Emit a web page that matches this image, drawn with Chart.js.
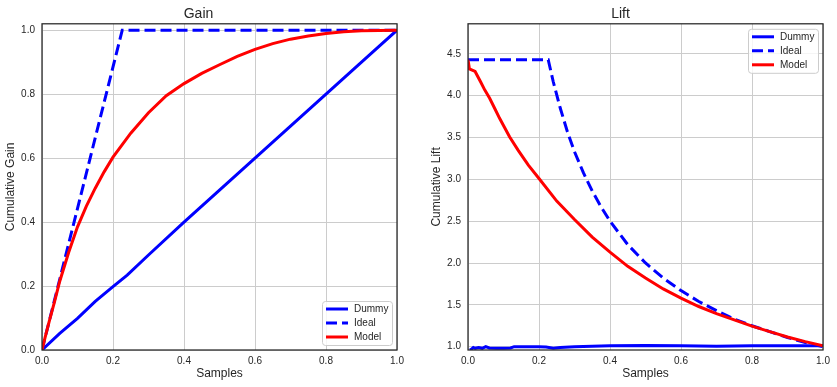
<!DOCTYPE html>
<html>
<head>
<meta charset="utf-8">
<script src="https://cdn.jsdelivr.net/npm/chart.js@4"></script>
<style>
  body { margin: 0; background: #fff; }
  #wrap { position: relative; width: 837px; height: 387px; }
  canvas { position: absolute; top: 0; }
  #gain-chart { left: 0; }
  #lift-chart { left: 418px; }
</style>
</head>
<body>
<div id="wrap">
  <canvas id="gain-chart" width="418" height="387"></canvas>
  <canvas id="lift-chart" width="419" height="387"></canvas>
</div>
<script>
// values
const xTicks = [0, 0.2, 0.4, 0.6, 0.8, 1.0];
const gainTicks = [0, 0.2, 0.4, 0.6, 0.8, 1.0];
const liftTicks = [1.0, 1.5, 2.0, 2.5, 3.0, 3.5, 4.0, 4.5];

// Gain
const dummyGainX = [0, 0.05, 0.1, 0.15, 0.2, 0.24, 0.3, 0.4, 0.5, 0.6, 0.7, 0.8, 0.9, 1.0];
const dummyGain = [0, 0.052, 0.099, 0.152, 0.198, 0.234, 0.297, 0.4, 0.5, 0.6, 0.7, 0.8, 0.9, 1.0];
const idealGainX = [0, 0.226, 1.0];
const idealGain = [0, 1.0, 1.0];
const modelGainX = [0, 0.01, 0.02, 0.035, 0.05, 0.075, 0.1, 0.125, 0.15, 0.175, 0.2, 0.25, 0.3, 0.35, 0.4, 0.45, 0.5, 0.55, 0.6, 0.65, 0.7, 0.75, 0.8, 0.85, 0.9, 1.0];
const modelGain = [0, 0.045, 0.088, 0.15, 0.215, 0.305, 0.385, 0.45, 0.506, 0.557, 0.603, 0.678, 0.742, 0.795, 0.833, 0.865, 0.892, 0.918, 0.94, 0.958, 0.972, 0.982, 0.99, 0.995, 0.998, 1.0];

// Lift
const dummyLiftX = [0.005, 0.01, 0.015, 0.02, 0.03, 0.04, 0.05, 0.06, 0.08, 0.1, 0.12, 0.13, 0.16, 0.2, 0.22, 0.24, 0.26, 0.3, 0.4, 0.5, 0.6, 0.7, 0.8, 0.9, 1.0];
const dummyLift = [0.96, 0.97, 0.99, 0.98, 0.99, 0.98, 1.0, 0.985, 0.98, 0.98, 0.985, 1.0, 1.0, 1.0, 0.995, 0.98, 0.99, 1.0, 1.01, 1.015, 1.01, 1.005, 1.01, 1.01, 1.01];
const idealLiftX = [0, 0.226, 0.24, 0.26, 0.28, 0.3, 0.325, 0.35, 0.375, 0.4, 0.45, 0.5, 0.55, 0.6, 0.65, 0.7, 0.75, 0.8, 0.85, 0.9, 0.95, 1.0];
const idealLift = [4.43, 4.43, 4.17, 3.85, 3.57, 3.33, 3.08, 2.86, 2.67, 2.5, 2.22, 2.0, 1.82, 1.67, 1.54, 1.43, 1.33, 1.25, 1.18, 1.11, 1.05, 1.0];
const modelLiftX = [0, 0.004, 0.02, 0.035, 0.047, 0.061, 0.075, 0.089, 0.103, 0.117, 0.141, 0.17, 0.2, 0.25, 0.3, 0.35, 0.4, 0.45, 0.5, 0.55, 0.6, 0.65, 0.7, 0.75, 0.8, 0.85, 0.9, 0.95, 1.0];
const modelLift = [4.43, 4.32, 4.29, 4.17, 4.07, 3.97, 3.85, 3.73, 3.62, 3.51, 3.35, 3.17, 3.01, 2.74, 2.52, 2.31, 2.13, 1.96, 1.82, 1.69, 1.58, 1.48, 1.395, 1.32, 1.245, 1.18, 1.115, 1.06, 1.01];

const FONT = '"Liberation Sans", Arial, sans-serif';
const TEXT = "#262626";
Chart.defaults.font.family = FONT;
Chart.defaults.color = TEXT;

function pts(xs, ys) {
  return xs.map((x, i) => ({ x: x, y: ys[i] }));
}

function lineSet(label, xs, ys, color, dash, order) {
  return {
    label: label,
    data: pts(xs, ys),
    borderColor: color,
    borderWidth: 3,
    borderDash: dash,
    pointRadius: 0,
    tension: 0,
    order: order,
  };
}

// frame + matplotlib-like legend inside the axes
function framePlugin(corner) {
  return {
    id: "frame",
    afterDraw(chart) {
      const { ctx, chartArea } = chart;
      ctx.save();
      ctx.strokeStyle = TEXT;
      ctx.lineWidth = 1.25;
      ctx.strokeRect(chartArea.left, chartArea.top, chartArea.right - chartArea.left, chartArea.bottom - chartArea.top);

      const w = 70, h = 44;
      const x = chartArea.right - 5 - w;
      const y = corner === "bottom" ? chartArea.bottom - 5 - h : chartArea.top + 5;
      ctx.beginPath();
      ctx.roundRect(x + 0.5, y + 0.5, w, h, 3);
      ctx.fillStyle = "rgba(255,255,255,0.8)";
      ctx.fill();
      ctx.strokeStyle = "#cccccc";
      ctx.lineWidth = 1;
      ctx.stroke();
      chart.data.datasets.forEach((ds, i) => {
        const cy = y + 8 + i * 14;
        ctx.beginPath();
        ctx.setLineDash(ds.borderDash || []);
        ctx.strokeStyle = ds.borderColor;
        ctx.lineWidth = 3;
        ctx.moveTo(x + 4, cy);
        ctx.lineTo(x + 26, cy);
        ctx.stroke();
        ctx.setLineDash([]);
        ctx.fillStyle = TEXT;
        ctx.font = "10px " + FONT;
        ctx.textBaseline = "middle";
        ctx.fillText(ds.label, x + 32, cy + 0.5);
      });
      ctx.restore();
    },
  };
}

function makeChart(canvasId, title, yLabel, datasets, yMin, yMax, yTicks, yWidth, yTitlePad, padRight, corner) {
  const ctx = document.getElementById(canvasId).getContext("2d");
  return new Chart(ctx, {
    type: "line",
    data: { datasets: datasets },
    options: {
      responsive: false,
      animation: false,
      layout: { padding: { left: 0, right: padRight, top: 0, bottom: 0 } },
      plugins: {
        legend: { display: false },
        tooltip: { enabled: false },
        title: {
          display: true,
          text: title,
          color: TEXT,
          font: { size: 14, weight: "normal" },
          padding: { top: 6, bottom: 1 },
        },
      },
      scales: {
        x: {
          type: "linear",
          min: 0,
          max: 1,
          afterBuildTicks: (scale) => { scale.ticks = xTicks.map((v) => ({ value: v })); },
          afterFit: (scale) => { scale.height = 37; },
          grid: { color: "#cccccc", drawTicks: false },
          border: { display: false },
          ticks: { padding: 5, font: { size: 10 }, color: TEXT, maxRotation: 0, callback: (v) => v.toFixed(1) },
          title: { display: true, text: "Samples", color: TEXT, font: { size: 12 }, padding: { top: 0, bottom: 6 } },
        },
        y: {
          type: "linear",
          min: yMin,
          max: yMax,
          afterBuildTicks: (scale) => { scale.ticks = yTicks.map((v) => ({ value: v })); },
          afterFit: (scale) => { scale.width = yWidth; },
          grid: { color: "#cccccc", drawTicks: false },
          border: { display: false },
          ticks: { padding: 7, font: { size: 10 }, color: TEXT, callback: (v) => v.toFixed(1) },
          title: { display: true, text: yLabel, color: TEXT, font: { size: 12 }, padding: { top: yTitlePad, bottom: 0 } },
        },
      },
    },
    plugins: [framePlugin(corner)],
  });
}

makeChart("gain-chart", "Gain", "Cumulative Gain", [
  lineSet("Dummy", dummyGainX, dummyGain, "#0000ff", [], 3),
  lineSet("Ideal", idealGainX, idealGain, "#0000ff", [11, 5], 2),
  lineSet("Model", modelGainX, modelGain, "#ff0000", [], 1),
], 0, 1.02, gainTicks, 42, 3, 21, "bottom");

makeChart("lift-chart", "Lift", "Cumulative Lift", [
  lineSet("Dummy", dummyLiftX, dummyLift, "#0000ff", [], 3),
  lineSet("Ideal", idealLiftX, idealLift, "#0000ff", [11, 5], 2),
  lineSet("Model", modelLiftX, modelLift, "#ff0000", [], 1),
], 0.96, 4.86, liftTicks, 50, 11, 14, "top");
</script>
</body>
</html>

^^^^^^^^

> **Problem details**: Return exactly what appears from the opening line of the material through the line with "0.995, 0.998, 1.0];", apart from the pictures.

> **Answer**:
Emit a web page that matches this image, drawn with Chart.js.
<!DOCTYPE html>
<html>
<head>
<meta charset="utf-8">
<script src="https://cdn.jsdelivr.net/npm/chart.js@4"></script>
<style>
  body { margin: 0; background: #fff; }
  #wrap { position: relative; width: 837px; height: 387px; }
  canvas { position: absolute; top: 0; }
  #gain-chart { left: 0; }
  #lift-chart { left: 418px; }
</style>
</head>
<body>
<div id="wrap">
  <canvas id="gain-chart" width="418" height="387"></canvas>
  <canvas id="lift-chart" width="419" height="387"></canvas>
</div>
<script>
// values
const xTicks = [0, 0.2, 0.4, 0.6, 0.8, 1.0];
const gainTicks = [0, 0.2, 0.4, 0.6, 0.8, 1.0];
const liftTicks = [1.0, 1.5, 2.0, 2.5, 3.0, 3.5, 4.0, 4.5];

// Gain
const dummyGainX = [0, 0.05, 0.1, 0.15, 0.2, 0.24, 0.3, 0.4, 0.5, 0.6, 0.7, 0.8, 0.9, 1.0];
const dummyGain = [0, 0.052, 0.099, 0.152, 0.198, 0.234, 0.297, 0.4, 0.5, 0.6, 0.7, 0.8, 0.9, 1.0];
const idealGainX = [0, 0.226, 1.0];
const idealGain = [0, 1.0, 1.0];
const modelGainX = [0, 0.01, 0.02, 0.035, 0.05, 0.075, 0.1, 0.125, 0.15, 0.175, 0.2, 0.25, 0.3, 0.35, 0.4, 0.45, 0.5, 0.55, 0.6, 0.65, 0.7, 0.75, 0.8, 0.85, 0.9, 1.0];
const modelGain = [0, 0.045, 0.088, 0.15, 0.215, 0.305, 0.385, 0.45, 0.506, 0.557, 0.603, 0.678, 0.742, 0.795, 0.833, 0.865, 0.892, 0.918, 0.94, 0.958, 0.972, 0.982, 0.99, 0.995, 0.998, 1.0];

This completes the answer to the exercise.